Exercise prompt:
The data below needs to be returned exactly, line for line.

Supplied information:
# # # #

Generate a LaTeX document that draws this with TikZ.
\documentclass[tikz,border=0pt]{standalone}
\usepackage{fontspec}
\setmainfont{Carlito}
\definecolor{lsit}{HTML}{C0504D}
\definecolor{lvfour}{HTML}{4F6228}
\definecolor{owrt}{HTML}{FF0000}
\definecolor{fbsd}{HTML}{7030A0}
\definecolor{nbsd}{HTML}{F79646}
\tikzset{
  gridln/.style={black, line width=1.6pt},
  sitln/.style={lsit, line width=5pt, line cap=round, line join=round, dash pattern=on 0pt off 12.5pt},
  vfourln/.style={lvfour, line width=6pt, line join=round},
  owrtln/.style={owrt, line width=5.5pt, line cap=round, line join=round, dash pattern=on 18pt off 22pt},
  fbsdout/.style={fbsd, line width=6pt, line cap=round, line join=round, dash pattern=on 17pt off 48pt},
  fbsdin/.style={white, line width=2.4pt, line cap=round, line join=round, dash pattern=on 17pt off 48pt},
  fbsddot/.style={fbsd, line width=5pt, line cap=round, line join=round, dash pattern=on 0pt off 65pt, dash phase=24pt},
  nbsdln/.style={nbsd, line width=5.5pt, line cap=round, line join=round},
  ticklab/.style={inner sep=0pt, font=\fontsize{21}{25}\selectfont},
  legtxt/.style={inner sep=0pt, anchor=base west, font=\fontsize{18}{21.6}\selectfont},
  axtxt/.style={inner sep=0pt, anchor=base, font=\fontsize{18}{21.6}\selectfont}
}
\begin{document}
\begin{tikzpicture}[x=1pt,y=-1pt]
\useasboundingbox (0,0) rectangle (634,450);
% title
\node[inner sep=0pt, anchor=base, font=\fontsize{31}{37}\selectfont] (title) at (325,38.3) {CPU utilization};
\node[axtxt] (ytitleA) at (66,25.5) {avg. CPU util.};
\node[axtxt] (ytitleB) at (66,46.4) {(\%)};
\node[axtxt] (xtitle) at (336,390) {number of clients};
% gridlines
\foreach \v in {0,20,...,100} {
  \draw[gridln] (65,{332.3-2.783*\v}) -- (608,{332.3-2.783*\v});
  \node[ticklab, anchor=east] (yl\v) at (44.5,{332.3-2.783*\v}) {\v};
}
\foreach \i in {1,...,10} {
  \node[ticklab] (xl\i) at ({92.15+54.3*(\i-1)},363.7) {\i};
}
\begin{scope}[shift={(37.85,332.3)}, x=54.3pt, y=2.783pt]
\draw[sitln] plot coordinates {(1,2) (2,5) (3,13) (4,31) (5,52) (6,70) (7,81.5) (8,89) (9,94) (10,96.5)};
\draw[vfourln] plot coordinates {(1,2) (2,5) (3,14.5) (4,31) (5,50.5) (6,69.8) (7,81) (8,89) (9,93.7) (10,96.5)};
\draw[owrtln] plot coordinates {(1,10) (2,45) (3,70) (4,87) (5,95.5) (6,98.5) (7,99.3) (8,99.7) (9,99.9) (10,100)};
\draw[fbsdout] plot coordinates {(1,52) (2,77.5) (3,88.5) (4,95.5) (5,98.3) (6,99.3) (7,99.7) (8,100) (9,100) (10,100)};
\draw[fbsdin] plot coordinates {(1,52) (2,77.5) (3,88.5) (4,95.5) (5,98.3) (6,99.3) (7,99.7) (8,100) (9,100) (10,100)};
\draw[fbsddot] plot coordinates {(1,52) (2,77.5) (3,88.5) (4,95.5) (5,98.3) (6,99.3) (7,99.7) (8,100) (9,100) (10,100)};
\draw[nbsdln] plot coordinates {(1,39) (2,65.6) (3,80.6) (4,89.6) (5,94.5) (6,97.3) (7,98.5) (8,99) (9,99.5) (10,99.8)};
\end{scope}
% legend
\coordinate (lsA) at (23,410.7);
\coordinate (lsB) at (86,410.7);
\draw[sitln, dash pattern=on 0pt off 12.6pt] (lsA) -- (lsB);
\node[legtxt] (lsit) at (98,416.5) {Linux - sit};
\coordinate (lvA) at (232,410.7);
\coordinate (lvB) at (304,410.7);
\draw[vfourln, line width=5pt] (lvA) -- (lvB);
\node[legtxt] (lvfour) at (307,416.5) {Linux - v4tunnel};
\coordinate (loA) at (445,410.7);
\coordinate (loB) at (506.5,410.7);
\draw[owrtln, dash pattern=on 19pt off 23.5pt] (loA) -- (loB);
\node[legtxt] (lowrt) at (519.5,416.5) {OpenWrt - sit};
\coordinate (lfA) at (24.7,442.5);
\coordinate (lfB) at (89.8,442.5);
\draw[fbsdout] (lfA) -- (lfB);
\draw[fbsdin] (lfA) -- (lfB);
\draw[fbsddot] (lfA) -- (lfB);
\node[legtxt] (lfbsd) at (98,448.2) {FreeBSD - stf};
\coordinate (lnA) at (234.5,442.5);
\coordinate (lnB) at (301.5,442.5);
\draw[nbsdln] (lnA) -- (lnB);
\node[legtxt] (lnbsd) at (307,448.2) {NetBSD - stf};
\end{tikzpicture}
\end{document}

# # # #

Full response:
Generate a LaTeX document that draws this with TikZ.
\documentclass[tikz,border=0pt]{standalone}
\usepackage{fontspec}
\setmainfont{Carlito}
\definecolor{lsit}{HTML}{C0504D}
\definecolor{lvfour}{HTML}{4F6228}
\definecolor{owrt}{HTML}{FF0000}
\definecolor{fbsd}{HTML}{7030A0}
\definecolor{nbsd}{HTML}{F79646}
\tikzset{
  gridln/.style={black, line width=1.6pt},
  sitln/.style={lsit, line width=5pt, line cap=round, line join=round, dash pattern=on 0pt off 12.5pt},
  vfourln/.style={lvfour, line width=6pt, line join=round},
  owrtln/.style={owrt, line width=5.5pt, line cap=round, line join=round, dash pattern=on 18pt off 22pt},
  fbsdout/.style={fbsd, line width=6pt, line cap=round, line join=round, dash pattern=on 17pt off 48pt},
  fbsdin/.style={white, line width=2.4pt, line cap=round, line join=round, dash pattern=on 17pt off 48pt},
  fbsddot/.style={fbsd, line width=5pt, line cap=round, line join=round, dash pattern=on 0pt off 65pt, dash phase=24pt},
  nbsdln/.style={nbsd, line width=5.5pt, line cap=round, line join=round},
  ticklab/.style={inner sep=0pt, font=\fontsize{21}{25}\selectfont},
  legtxt/.style={inner sep=0pt, anchor=base west, font=\fontsize{18}{21.6}\selectfont},
  axtxt/.style={inner sep=0pt, anchor=base, font=\fontsize{18}{21.6}\selectfont}
}
\begin{document}
\begin{tikzpicture}[x=1pt,y=-1pt]
\useasboundingbox (0,0) rectangle (634,450);
% title
\node[inner sep=0pt, anchor=base, font=\fontsize{31}{37}\selectfont] (title) at (325,38.3) {CPU utilization};
\node[axtxt] (ytitleA) at (66,25.5) {avg. CPU util.};
\node[axtxt] (ytitleB) at (66,46.4) {(\%)};
\node[axtxt] (xtitle) at (336,390) {number of clients};
% gridlines
\foreach \v in {0,20,...,100} {
  \draw[gridln] (65,{332.3-2.783*\v}) -- (608,{332.3-2.783*\v});
  \node[ticklab, anchor=east] (yl\v) at (44.5,{332.3-2.783*\v}) {\v};
}
\foreach \i in {1,...,10} {
  \node[ticklab] (xl\i) at ({92.15+54.3*(\i-1)},363.7) {\i};
}
\begin{scope}[shift={(37.85,332.3)}, x=54.3pt, y=2.783pt]
\draw[sitln] plot coordinates {(1,2) (2,5) (3,13) (4,31) (5,52) (6,70) (7,81.5) (8,89) (9,94) (10,96.5)};
\draw[vfourln] plot coordinates {(1,2) (2,5) (3,14.5) (4,31) (5,50.5) (6,69.8) (7,81) (8,89) (9,93.7) (10,96.5)};
\draw[owrtln] plot coordinates {(1,10) (2,45) (3,70) (4,87) (5,95.5) (6,98.5) (7,99.3) (8,99.7) (9,99.9) (10,100)};
\draw[fbsdout] plot coordinates {(1,52) (2,77.5) (3,88.5) (4,95.5) (5,98.3) (6,99.3) (7,99.7) (8,100) (9,100) (10,100)};
\draw[fbsdin] plot coordinates {(1,52) (2,77.5) (3,88.5) (4,95.5) (5,98.3) (6,99.3) (7,99.7) (8,100) (9,100) (10,100)};
\draw[fbsddot] plot coordinates {(1,52) (2,77.5) (3,88.5) (4,95.5) (5,98.3) (6,99.3) (7,99.7) (8,100) (9,100) (10,100)};
\draw[nbsdln] plot coordinates {(1,39) (2,65.6) (3,80.6) (4,89.6) (5,94.5) (6,97.3) (7,98.5) (8,99) (9,99.5) (10,99.8)};
\end{scope}
% legend
\coordinate (lsA) at (23,410.7);
\coordinate (lsB) at (86,410.7);
\draw[sitln, dash pattern=on 0pt off 12.6pt] (lsA) -- (lsB);
\node[legtxt] (lsit) at (98,416.5) {Linux - sit};
\coordinate (lvA) at (232,410.7);
\coordinate (lvB) at (304,410.7);
\draw[vfourln, line width=5pt] (lvA) -- (lvB);
\node[legtxt] (lvfour) at (307,416.5) {Linux - v4tunnel};
\coordinate (loA) at (445,410.7);
\coordinate (loB) at (506.5,410.7);
\draw[owrtln, dash pattern=on 19pt off 23.5pt] (loA) -- (loB);
\node[legtxt] (lowrt) at (519.5,416.5) {OpenWrt - sit};
\coordinate (lfA) at (24.7,442.5);
\coordinate (lfB) at (89.8,442.5);
\draw[fbsdout] (lfA) -- (lfB);
\draw[fbsdin] (lfA) -- (lfB);
\draw[fbsddot] (lfA) -- (lfB);
\node[legtxt] (lfbsd) at (98,448.2) {FreeBSD - stf};
\coordinate (lnA) at (234.5,442.5);
\coordinate (lnB) at (301.5,442.5);
\draw[nbsdln] (lnA) -- (lnB);
\node[legtxt] (lnbsd) at (307,448.2) {NetBSD - stf};
\end{tikzpicture}
\end{document}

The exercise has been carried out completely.